● **What you will do**:
Data follows below. Repeat exactly the lines between the line holding "Recreate this image" and the line holding "plt.rcParams['font.weight'] = 'bold'", inclusive, and nothing more; drop pictures.

● **Records supplied**:
'''

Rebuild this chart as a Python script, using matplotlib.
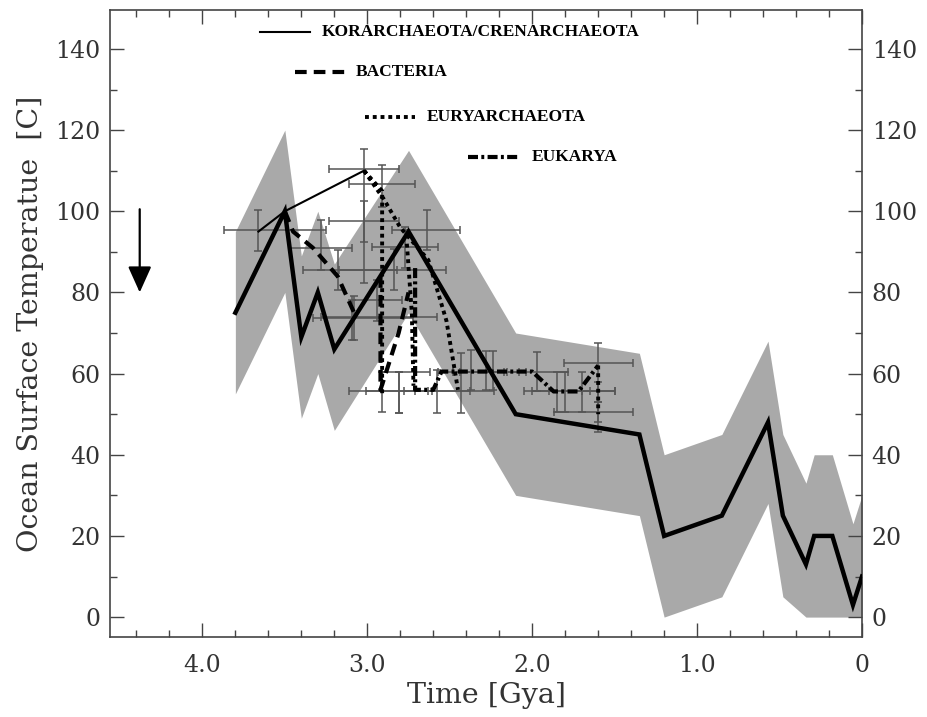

'''
'''

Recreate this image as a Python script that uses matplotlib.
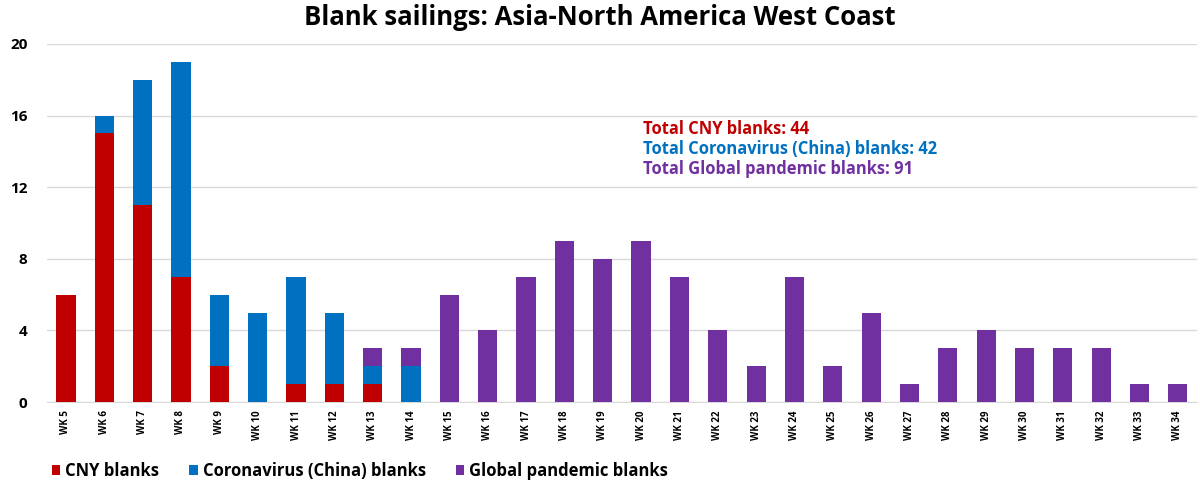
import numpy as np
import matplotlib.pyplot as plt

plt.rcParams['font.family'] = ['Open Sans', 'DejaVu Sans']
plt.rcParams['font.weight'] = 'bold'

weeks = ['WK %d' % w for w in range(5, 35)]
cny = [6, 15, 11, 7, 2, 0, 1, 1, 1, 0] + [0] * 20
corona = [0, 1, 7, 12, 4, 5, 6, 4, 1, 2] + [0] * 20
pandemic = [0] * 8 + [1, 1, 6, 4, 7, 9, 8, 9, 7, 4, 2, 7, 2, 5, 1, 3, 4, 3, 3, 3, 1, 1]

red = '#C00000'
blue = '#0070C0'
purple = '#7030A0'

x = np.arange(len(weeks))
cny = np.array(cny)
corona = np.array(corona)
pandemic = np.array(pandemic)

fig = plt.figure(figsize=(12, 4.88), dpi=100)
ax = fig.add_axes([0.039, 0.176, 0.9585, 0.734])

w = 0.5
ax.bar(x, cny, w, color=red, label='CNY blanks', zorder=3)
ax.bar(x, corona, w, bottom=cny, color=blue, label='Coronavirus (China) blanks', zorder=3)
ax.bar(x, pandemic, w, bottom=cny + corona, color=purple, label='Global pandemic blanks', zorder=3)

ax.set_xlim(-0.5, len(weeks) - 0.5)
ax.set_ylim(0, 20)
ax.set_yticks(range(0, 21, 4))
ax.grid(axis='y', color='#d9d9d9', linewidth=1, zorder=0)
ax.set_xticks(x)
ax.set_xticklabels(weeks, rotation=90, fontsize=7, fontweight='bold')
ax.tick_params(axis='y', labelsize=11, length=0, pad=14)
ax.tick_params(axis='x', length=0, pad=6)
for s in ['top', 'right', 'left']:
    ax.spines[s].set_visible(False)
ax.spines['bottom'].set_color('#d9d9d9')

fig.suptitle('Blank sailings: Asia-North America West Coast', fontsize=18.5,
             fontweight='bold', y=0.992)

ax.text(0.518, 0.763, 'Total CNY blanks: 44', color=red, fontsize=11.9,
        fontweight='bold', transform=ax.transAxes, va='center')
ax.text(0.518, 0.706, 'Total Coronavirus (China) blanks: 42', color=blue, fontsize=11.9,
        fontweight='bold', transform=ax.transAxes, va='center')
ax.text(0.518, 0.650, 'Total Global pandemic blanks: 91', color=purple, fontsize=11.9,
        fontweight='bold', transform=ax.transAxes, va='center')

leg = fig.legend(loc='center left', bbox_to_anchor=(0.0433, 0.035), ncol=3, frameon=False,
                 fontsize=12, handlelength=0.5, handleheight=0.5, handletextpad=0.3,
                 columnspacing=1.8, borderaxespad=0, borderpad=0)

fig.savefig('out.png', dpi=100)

'''

● **Output below**:
Recreate this image as a Python script that uses matplotlib.
import numpy as np
import matplotlib.pyplot as plt

plt.rcParams['font.family'] = ['Open Sans', 'DejaVu Sans']
plt.rcParams['font.weight'] = 'bold'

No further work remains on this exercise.